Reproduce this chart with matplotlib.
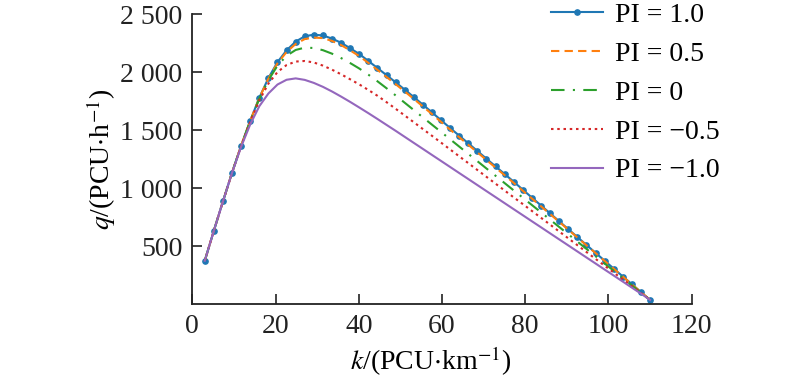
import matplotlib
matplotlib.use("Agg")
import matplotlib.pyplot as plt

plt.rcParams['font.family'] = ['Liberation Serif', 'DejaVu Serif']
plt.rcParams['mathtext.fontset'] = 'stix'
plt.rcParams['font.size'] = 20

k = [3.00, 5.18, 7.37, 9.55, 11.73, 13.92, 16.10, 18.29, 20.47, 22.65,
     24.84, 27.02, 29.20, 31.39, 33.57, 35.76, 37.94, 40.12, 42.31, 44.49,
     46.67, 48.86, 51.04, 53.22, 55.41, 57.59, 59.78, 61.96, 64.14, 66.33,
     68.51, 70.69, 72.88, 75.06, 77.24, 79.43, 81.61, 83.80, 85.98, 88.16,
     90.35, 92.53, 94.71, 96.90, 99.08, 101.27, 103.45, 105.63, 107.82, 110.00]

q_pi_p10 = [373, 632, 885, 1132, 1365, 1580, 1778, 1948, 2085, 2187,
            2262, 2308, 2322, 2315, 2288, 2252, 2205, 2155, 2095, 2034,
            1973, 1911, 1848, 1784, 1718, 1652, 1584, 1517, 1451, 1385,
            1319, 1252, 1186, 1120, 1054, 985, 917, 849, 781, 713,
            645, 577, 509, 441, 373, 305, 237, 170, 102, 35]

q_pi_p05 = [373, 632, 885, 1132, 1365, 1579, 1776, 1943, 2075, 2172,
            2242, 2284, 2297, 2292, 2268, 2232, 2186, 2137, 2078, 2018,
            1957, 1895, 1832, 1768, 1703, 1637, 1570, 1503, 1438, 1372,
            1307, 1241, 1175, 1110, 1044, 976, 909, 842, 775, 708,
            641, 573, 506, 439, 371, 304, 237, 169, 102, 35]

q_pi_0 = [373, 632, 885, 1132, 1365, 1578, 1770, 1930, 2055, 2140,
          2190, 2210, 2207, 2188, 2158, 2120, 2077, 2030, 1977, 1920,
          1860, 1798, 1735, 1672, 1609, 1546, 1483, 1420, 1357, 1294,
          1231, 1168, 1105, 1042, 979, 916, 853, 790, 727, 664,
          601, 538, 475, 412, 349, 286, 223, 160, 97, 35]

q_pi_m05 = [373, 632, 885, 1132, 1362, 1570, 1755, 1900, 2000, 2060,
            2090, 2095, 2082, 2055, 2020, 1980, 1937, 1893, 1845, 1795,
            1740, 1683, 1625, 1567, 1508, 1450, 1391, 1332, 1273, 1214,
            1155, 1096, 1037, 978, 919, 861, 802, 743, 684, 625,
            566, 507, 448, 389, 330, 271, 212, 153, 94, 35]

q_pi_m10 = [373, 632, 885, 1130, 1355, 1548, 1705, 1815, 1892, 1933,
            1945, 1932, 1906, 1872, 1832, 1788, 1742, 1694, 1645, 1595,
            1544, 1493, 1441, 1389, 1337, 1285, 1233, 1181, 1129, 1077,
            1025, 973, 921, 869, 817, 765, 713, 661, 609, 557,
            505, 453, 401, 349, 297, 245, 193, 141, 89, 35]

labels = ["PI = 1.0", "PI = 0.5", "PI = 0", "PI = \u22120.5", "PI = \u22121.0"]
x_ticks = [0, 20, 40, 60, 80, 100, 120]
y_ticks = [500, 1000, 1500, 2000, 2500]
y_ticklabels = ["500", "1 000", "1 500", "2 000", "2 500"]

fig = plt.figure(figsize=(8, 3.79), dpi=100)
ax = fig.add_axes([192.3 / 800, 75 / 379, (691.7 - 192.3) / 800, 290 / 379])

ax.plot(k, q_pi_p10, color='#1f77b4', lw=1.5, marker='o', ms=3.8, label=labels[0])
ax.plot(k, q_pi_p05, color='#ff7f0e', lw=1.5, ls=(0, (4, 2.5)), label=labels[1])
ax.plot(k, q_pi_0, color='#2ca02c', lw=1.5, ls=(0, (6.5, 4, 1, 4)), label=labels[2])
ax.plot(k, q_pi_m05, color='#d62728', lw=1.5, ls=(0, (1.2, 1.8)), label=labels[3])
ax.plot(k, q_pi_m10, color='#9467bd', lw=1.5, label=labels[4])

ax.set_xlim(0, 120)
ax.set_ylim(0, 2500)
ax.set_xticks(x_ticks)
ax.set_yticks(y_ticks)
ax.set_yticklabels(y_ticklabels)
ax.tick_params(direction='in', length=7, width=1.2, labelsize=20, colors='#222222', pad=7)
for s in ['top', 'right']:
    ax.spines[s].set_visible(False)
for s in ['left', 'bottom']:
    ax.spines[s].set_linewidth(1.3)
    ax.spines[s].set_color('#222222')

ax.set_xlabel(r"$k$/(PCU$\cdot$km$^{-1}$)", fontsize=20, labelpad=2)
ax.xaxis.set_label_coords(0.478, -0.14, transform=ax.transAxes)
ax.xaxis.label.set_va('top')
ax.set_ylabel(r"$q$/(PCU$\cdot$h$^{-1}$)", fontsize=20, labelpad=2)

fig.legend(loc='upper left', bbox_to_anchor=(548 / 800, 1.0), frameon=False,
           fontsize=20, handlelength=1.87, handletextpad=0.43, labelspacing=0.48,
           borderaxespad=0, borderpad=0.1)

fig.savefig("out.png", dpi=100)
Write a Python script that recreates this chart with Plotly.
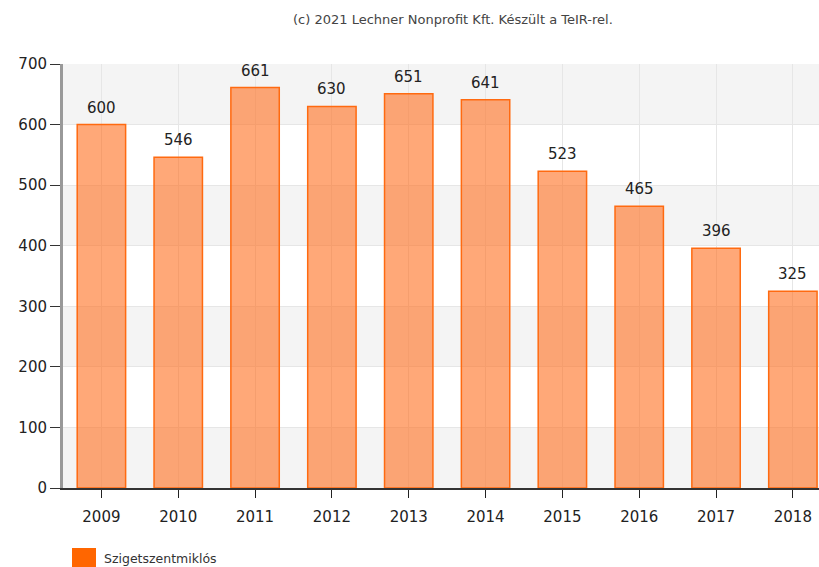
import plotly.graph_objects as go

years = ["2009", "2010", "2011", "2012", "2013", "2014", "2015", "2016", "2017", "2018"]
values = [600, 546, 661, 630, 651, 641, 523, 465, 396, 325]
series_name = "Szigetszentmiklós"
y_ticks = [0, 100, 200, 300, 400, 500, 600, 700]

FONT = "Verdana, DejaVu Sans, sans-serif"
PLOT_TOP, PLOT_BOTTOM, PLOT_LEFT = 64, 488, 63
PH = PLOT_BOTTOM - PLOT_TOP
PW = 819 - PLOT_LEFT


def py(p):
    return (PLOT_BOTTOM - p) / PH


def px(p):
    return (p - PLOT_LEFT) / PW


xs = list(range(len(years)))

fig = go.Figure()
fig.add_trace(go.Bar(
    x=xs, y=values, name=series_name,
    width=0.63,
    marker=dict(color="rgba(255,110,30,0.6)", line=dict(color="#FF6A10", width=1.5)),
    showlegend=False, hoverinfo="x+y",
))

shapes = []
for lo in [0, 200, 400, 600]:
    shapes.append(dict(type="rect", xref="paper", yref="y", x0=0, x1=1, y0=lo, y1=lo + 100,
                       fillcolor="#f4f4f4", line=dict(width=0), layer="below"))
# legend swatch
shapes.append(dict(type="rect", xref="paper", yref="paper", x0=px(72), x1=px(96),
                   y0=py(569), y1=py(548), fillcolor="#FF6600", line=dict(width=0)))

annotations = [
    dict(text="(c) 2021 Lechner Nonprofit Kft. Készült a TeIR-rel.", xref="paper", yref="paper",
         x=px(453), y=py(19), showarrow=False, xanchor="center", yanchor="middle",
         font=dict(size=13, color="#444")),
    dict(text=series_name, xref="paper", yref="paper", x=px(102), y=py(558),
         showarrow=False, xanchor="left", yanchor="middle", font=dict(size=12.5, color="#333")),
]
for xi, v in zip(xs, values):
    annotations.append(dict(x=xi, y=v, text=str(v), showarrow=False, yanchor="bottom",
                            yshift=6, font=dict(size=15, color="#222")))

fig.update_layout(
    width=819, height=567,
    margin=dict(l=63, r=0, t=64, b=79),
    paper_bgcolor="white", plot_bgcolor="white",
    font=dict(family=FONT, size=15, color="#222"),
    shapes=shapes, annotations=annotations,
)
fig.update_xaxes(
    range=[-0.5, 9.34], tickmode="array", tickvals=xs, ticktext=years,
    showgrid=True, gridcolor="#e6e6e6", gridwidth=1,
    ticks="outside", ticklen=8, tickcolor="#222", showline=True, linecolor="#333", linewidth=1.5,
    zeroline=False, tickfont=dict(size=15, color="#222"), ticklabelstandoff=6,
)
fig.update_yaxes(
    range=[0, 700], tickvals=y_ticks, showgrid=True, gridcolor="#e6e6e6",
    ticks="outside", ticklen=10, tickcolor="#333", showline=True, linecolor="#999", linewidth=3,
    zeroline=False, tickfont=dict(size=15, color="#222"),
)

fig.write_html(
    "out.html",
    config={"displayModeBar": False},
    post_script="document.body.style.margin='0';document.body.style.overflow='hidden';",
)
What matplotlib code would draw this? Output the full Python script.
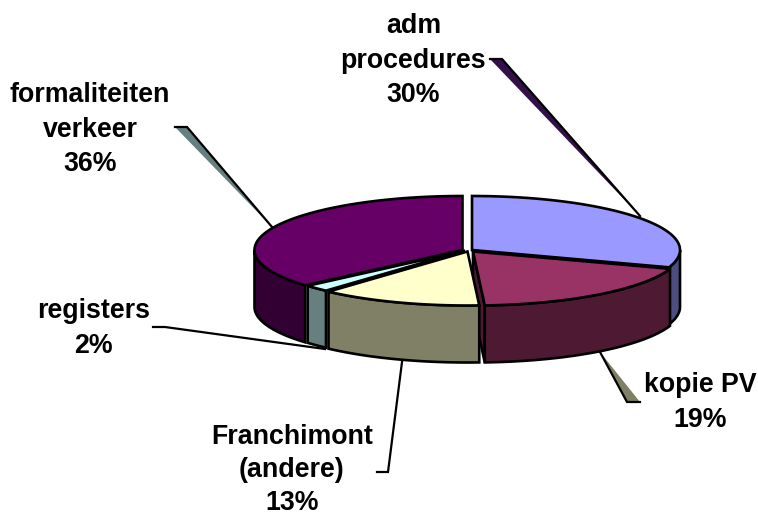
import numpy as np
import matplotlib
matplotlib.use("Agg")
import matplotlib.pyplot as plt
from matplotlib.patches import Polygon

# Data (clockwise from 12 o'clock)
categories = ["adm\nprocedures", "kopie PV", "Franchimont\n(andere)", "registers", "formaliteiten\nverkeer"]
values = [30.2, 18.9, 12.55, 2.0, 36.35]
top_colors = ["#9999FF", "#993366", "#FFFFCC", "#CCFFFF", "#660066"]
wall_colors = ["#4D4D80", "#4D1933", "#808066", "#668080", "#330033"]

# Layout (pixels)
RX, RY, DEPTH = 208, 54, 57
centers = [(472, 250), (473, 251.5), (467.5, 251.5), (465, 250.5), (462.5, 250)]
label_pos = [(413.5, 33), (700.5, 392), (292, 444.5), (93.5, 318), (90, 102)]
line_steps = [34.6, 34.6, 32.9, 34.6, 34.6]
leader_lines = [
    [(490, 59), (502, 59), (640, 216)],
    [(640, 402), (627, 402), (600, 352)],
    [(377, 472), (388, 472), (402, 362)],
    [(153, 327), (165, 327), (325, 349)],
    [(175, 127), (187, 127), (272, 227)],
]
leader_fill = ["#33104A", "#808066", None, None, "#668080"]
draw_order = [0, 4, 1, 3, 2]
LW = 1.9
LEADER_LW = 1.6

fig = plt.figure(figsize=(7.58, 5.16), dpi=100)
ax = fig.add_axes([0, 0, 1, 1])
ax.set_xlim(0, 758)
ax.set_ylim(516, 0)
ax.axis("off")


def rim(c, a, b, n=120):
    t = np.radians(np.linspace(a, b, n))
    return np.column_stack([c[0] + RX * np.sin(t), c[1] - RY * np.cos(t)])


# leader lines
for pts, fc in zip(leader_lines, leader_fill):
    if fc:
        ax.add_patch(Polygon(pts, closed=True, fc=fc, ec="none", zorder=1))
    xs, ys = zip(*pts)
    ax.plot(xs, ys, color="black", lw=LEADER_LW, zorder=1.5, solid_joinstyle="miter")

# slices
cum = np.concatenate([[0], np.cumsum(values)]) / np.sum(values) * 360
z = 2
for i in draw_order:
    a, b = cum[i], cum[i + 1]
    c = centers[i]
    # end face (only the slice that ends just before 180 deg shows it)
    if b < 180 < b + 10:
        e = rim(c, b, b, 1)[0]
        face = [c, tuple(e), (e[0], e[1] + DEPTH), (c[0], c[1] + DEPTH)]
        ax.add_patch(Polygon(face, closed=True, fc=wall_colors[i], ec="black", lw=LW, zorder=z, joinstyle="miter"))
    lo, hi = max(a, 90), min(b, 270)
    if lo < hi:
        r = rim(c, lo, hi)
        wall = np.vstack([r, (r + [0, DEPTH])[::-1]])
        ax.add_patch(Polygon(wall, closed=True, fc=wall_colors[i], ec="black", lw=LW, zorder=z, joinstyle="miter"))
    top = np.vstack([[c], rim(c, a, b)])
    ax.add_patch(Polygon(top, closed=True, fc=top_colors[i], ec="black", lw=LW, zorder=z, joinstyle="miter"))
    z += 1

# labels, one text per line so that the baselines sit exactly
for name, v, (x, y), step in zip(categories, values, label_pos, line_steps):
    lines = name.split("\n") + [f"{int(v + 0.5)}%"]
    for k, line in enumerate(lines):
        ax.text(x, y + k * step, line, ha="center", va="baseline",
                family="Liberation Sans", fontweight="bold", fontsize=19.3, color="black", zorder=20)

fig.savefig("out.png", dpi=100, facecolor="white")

---------------

> **Aim of the exercise**: Skip the pictures and quote each line of the entries above, from the first through the line with "plt.rcParams['font.size'] = 20", exactly as it appears.

> **Output of the task**:
Reproduce this chart with matplotlib.
import matplotlib
matplotlib.use("Agg")
import matplotlib.pyplot as plt

plt.rcParams['font.family'] = ['Liberation Serif', 'DejaVu Serif']
plt.rcParams['mathtext.fontset'] = 'stix'
plt.rcParams['font.size'] = 20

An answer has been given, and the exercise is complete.